By mastering these properties, you can simplify logarithmic problems more efficiently, saving you time and reducing potential calculation mistakes.

Exponents are a way to represent repeated multiplication of a number by itself. When you see a number raised to a power, such as \( e^{1/2} \), it's expressing that the base \( e \) is multiplied by itself one half times, which effectively means taking the square root of \( e \).
Exponents are used in various mathematical applications, providing a succinct way to express very large or very small numbers. Key exponent rules include the multiplication of like bases, which involves adding the exponents: \( a^m \times a^n = a^{m+n} \).
This can also be applied in reverse for division: \( a^m / a^n = a^{m-n} \). Understanding these rules can significantly aid in solving complex equations involving powers and roots, by converting them into simpler terms through exponentiation.

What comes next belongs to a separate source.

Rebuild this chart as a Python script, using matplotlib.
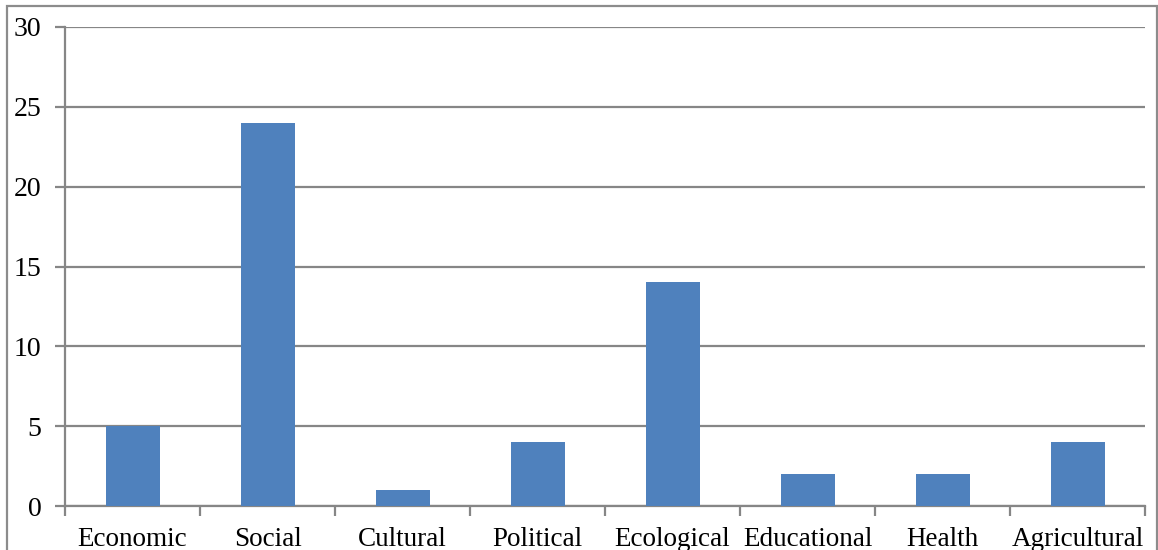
import matplotlib.pyplot as plt
import numpy as np
from matplotlib.patches import Rectangle

categories = ["Economic", "Social", "Cultural", "Political", "Ecological",
              "Educational", "Health", "Agricultural"]
counts = [5, 24, 1, 4, 14, 2, 2, 4]
y_ticks = [0, 5, 10, 15, 20, 25, 30]

plt.rcParams['font.family'] = ['Liberation Serif', 'DejaVu Serif']

fig = plt.figure(figsize=(11.58, 5.5), dpi=100)
ax = fig.add_axes([65/1158, 44/550, 1080/1158, 479/550])

grid_col = "#868686"
x = np.arange(len(categories))
ax.bar(x, counts, 0.4, color="#4F81BD", zorder=3)

ax.set_xlim(-0.5, len(categories) - 0.5)
ax.set_ylim(0, 30)
ax.set_yticks(y_ticks)
ax.yaxis.grid(True, color=grid_col, linewidth=1.6, zorder=0)

# category labels sit on minor ticks, boundary marks on major ticks
ax.set_xticks(np.arange(len(categories) + 1) - 0.5)
ax.set_xticklabels([])
ax.set_xticks(x, minor=True)
ax.set_xticklabels(categories, minor=True)
ax.tick_params(axis="x", which="major", length=7, width=1.6, color=grid_col)
ax.tick_params(axis="x", which="minor", length=0, pad=15, labelsize=19.5)
ax.tick_params(axis="y", length=7, width=1.6, color=grid_col, pad=10, labelsize=20)

for side in ["top", "right"]:
    ax.spines[side].set_visible(False)
for side in ["left", "bottom"]:
    ax.spines[side].set_color(grid_col)
    ax.spines[side].set_linewidth(1.6)

# outer chart frame
fig.patches.append(Rectangle((7/1158, -0.1), 1150/1158, 1.1 - 6/550,
                             transform=fig.transFigure, fill=False,
                             edgecolor="#8c8c8c", linewidth=1.6, clip_on=False))

fig.savefig("out.png", dpi=100)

Logarithms are the inverse operations of exponents. While exponents tell us how many times to multiply a number by itself, logarithms tell us the power needed to get a specific value. The natural logarithm, denoted \( \ln \), specifically uses the constant \( e \) as its base.
This means that in \( \ln e^x \), we are asking, "To what power must \( e \) be raised to yield \( e^x \)?" The answer simplifies directly to \( x \) because \( e \) raised to the power of \( x \) is simply \( e^x \).
Logarithms are essential in many areas of mathematics and science, as they allow us to solve equations where the unknowns are exponents, making them invaluable for calculating compound interest, population growth rates, and more.

The constant \( e \) is a mathematical concept that holds great significance in calculus and exponential growth processes. It is approximately equal to 2.71828 and is the base of the natural logarithm. Unlike arbitrary numbers, \( e \) arises naturally in many different mathematical contexts.
Common occurrences include calculations involving continuous growth or compounding, such as finance or population models. In these contexts, \( e \) provides a more accurate representation of growth than simple fixed-rate models.
Because of its unique properties, \( e \) appears in various mathematical formulas, including Euler's identity, which links five fundamental mathematical constants: the number one, zero, \( e \), the imaginary unit \( i \), and \( \pi \). This identity showcases the elegance and interconnected nature of mathematics. Understanding \( e \) is crucial for anyone studying advanced mathematics, as it frequently appears across various topics.